╔══

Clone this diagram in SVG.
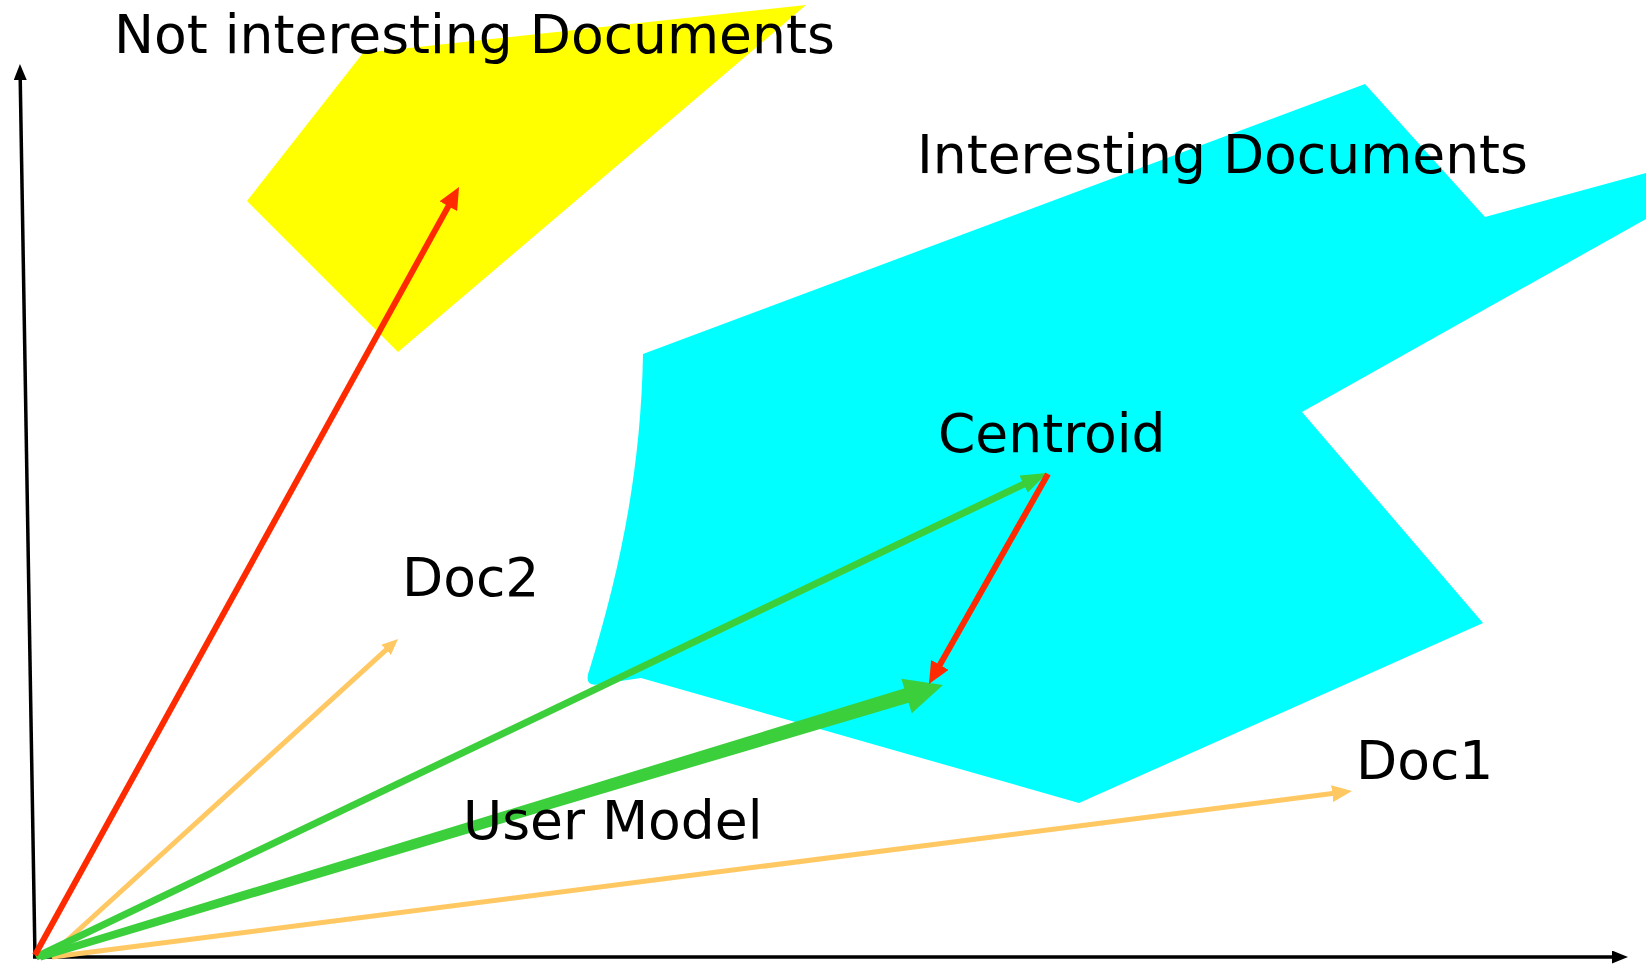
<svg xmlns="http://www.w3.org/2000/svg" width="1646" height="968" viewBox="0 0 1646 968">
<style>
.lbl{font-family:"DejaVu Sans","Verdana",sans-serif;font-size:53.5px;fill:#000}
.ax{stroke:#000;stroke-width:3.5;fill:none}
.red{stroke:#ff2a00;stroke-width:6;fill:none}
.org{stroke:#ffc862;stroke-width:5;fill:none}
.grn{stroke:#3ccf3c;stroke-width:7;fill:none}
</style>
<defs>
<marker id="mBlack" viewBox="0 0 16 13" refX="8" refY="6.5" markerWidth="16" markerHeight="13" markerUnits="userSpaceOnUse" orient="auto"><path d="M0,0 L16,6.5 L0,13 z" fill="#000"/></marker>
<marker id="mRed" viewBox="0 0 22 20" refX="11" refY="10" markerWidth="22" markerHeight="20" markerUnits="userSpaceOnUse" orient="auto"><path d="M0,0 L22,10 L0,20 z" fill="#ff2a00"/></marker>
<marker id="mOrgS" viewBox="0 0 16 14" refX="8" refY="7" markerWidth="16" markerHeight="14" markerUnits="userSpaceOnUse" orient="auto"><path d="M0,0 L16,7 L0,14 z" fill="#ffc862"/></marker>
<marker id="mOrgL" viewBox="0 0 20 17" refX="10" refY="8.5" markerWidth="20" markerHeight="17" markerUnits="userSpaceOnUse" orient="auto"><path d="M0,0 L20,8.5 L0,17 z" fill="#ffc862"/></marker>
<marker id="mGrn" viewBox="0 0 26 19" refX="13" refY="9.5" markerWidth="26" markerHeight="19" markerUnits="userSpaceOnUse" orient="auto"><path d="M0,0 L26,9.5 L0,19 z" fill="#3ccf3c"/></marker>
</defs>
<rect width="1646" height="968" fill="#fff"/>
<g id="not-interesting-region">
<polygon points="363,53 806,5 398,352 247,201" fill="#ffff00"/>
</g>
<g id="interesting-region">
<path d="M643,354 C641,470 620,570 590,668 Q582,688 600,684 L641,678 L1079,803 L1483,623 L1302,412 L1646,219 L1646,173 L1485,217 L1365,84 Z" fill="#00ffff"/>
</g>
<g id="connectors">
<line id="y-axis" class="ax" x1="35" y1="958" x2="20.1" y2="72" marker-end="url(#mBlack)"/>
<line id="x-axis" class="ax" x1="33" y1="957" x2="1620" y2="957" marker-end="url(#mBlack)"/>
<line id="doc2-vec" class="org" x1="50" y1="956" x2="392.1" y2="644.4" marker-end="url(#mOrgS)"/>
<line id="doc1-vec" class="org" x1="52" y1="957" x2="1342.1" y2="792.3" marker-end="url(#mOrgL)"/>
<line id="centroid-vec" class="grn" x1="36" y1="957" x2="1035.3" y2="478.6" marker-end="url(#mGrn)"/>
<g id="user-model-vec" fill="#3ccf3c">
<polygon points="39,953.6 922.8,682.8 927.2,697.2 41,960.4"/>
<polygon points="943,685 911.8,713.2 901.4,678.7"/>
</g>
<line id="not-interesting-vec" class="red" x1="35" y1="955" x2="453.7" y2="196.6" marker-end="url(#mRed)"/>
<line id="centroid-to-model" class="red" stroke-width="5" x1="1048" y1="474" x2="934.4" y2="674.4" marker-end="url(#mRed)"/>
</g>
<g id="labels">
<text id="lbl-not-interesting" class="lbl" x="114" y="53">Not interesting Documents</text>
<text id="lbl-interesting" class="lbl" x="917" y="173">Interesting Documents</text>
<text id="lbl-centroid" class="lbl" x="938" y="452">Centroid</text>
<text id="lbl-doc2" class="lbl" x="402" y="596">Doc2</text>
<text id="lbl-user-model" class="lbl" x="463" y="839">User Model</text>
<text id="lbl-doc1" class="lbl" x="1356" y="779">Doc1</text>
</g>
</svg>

╚══

__Required task__. Omit the pictures and output all of the other material exactly.

__Exercise solution__.
Clone this diagram in SVG.
<svg xmlns="http://www.w3.org/2000/svg" width="1646" height="968" viewBox="0 0 1646 968">
<style>
.lbl{font-family:"DejaVu Sans","Verdana",sans-serif;font-size:53.5px;fill:#000}
.ax{stroke:#000;stroke-width:3.5;fill:none}
.red{stroke:#ff2a00;stroke-width:6;fill:none}
.org{stroke:#ffc862;stroke-width:5;fill:none}
.grn{stroke:#3ccf3c;stroke-width:7;fill:none}
</style>
<defs>
<marker id="mBlack" viewBox="0 0 16 13" refX="8" refY="6.5" markerWidth="16" markerHeight="13" markerUnits="userSpaceOnUse" orient="auto"><path d="M0,0 L16,6.5 L0,13 z" fill="#000"/></marker>
<marker id="mRed" viewBox="0 0 22 20" refX="11" refY="10" markerWidth="22" markerHeight="20" markerUnits="userSpaceOnUse" orient="auto"><path d="M0,0 L22,10 L0,20 z" fill="#ff2a00"/></marker>
<marker id="mOrgS" viewBox="0 0 16 14" refX="8" refY="7" markerWidth="16" markerHeight="14" markerUnits="userSpaceOnUse" orient="auto"><path d="M0,0 L16,7 L0,14 z" fill="#ffc862"/></marker>
<marker id="mOrgL" viewBox="0 0 20 17" refX="10" refY="8.5" markerWidth="20" markerHeight="17" markerUnits="userSpaceOnUse" orient="auto"><path d="M0,0 L20,8.5 L0,17 z" fill="#ffc862"/></marker>
<marker id="mGrn" viewBox="0 0 26 19" refX="13" refY="9.5" markerWidth="26" markerHeight="19" markerUnits="userSpaceOnUse" orient="auto"><path d="M0,0 L26,9.5 L0,19 z" fill="#3ccf3c"/></marker>
</defs>
<rect width="1646" height="968" fill="#fff"/>
<g id="not-interesting-region">
<polygon points="363,53 806,5 398,352 247,201" fill="#ffff00"/>
</g>
<g id="interesting-region">
<path d="M643,354 C641,470 620,570 590,668 Q582,688 600,684 L641,678 L1079,803 L1483,623 L1302,412 L1646,219 L1646,173 L1485,217 L1365,84 Z" fill="#00ffff"/>
</g>
<g id="connectors">
<line id="y-axis" class="ax" x1="35" y1="958" x2="20.1" y2="72" marker-end="url(#mBlack)"/>
<line id="x-axis" class="ax" x1="33" y1="957" x2="1620" y2="957" marker-end="url(#mBlack)"/>
<line id="doc2-vec" class="org" x1="50" y1="956" x2="392.1" y2="644.4" marker-end="url(#mOrgS)"/>
<line id="doc1-vec" class="org" x1="52" y1="957" x2="1342.1" y2="792.3" marker-end="url(#mOrgL)"/>
<line id="centroid-vec" class="grn" x1="36" y1="957" x2="1035.3" y2="478.6" marker-end="url(#mGrn)"/>
<g id="user-model-vec" fill="#3ccf3c">
<polygon points="39,953.6 922.8,682.8 927.2,697.2 41,960.4"/>
<polygon points="943,685 911.8,713.2 901.4,678.7"/>
</g>
<line id="not-interesting-vec" class="red" x1="35" y1="955" x2="453.7" y2="196.6" marker-end="url(#mRed)"/>
<line id="centroid-to-model" class="red" stroke-width="5" x1="1048" y1="474" x2="934.4" y2="674.4" marker-end="url(#mRed)"/>
</g>
<g id="labels">
<text id="lbl-not-interesting" class="lbl" x="114" y="53">Not interesting Documents</text>
<text id="lbl-interesting" class="lbl" x="917" y="173">Interesting Documents</text>
<text id="lbl-centroid" class="lbl" x="938" y="452">Centroid</text>
<text id="lbl-doc2" class="lbl" x="402" y="596">Doc2</text>
<text id="lbl-user-model" class="lbl" x="463" y="839">User Model</text>
<text id="lbl-doc1" class="lbl" x="1356" y="779">Doc1</text>
</g>
</svg>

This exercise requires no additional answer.